TASK BRIEF =
The line containing "(0,0) rectangle (1152,816);" marks the end: extract everything from the first line of the data through that line, exactly, with no pictures.

DATASET SECTION =
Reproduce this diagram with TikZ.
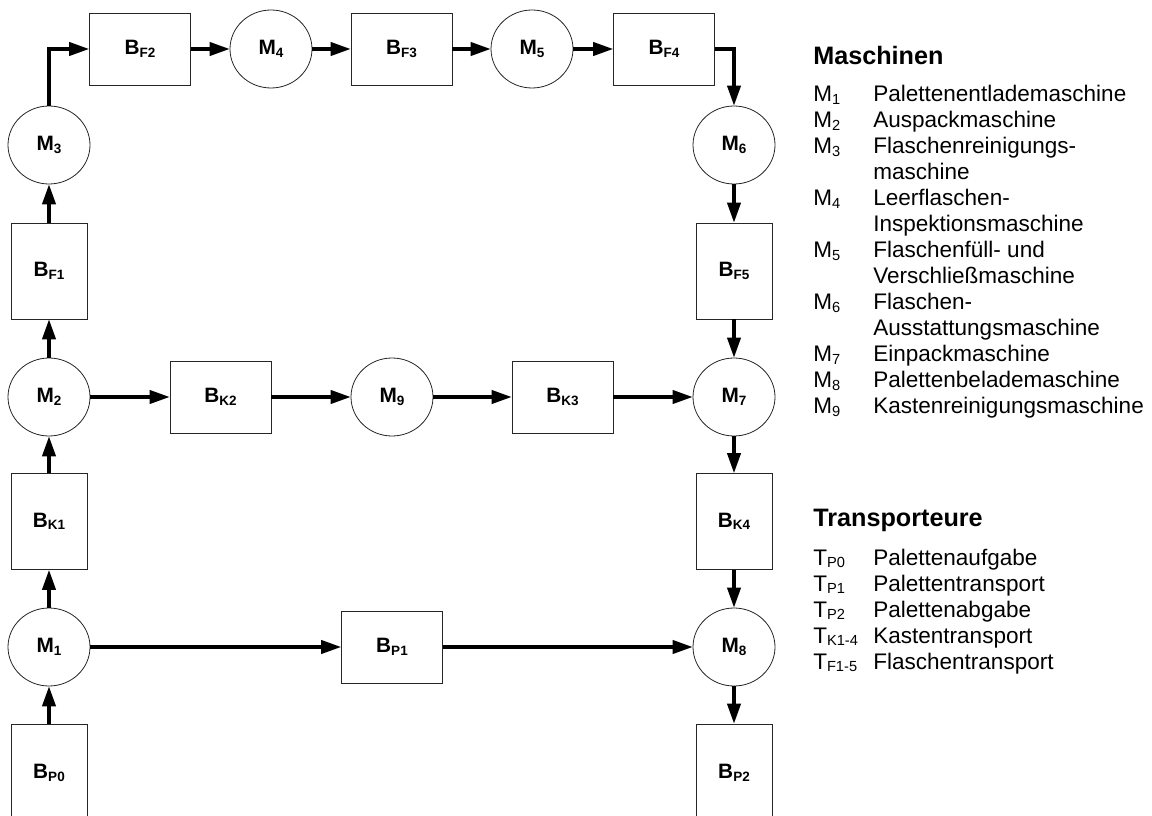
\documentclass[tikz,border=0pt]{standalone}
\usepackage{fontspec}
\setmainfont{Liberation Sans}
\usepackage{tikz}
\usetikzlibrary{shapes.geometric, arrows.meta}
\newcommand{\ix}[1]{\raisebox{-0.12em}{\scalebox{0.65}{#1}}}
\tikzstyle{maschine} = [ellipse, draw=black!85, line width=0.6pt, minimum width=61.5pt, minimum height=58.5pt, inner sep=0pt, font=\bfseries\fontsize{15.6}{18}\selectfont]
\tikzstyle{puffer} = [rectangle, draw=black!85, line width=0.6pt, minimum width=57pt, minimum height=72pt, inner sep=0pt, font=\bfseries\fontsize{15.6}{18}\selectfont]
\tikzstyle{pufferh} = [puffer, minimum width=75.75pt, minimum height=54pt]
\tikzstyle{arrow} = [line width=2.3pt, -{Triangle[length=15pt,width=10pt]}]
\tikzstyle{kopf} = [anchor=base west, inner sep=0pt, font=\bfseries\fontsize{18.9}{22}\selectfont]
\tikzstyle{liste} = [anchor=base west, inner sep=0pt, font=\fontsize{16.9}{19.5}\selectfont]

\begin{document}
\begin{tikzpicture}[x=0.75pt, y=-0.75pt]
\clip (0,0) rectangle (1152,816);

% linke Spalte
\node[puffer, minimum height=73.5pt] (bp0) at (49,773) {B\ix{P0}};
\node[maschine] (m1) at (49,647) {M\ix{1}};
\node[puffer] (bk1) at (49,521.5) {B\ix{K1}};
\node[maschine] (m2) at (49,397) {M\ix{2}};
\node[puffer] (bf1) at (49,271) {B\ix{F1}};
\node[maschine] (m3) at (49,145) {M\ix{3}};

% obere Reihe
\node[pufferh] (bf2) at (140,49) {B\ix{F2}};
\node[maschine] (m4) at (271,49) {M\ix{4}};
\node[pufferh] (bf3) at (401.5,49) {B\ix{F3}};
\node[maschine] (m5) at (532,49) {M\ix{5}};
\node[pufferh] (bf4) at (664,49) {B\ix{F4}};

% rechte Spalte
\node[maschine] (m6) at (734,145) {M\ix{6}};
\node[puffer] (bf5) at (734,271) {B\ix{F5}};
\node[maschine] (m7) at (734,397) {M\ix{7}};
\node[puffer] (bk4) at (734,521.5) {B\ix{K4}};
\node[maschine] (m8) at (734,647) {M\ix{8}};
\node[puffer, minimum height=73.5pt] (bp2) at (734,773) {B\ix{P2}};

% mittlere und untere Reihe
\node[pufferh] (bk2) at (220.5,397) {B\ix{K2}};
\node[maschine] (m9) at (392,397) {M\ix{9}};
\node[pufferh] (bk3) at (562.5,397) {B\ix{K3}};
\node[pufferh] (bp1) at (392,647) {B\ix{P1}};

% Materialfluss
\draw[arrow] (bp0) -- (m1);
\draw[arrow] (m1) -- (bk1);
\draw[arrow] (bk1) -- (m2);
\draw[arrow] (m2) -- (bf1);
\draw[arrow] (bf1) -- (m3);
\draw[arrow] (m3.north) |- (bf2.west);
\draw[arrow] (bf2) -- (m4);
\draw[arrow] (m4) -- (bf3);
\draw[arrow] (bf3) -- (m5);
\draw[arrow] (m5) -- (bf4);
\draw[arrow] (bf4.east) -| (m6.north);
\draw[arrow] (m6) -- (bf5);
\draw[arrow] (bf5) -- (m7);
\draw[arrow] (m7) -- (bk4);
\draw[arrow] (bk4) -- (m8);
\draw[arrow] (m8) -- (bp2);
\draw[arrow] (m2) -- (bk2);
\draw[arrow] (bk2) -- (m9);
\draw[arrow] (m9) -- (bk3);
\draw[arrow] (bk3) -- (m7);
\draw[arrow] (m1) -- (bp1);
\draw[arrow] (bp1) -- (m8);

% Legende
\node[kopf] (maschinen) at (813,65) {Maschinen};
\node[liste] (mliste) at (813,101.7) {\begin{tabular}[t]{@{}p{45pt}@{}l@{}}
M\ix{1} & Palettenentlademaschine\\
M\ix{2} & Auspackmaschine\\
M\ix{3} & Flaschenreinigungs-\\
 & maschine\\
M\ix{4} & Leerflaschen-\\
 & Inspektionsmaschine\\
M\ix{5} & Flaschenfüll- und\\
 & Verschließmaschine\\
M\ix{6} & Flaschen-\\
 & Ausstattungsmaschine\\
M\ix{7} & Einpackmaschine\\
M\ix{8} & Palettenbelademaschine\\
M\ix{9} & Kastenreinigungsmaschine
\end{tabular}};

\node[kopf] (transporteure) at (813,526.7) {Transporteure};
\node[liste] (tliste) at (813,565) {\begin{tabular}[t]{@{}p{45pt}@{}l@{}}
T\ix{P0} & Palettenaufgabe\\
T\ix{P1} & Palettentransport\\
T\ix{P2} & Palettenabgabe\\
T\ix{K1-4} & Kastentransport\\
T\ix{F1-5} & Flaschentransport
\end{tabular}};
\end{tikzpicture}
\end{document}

FINISHED TASK =
Reproduce this diagram with TikZ.
\documentclass[tikz,border=0pt]{standalone}
\usepackage{fontspec}
\setmainfont{Liberation Sans}
\usepackage{tikz}
\usetikzlibrary{shapes.geometric, arrows.meta}
\newcommand{\ix}[1]{\raisebox{-0.12em}{\scalebox{0.65}{#1}}}
\tikzstyle{maschine} = [ellipse, draw=black!85, line width=0.6pt, minimum width=61.5pt, minimum height=58.5pt, inner sep=0pt, font=\bfseries\fontsize{15.6}{18}\selectfont]
\tikzstyle{puffer} = [rectangle, draw=black!85, line width=0.6pt, minimum width=57pt, minimum height=72pt, inner sep=0pt, font=\bfseries\fontsize{15.6}{18}\selectfont]
\tikzstyle{pufferh} = [puffer, minimum width=75.75pt, minimum height=54pt]
\tikzstyle{arrow} = [line width=2.3pt, -{Triangle[length=15pt,width=10pt]}]
\tikzstyle{kopf} = [anchor=base west, inner sep=0pt, font=\bfseries\fontsize{18.9}{22}\selectfont]
\tikzstyle{liste} = [anchor=base west, inner sep=0pt, font=\fontsize{16.9}{19.5}\selectfont]

\begin{document}
\begin{tikzpicture}[x=0.75pt, y=-0.75pt]
\clip (0,0) rectangle (1152,816);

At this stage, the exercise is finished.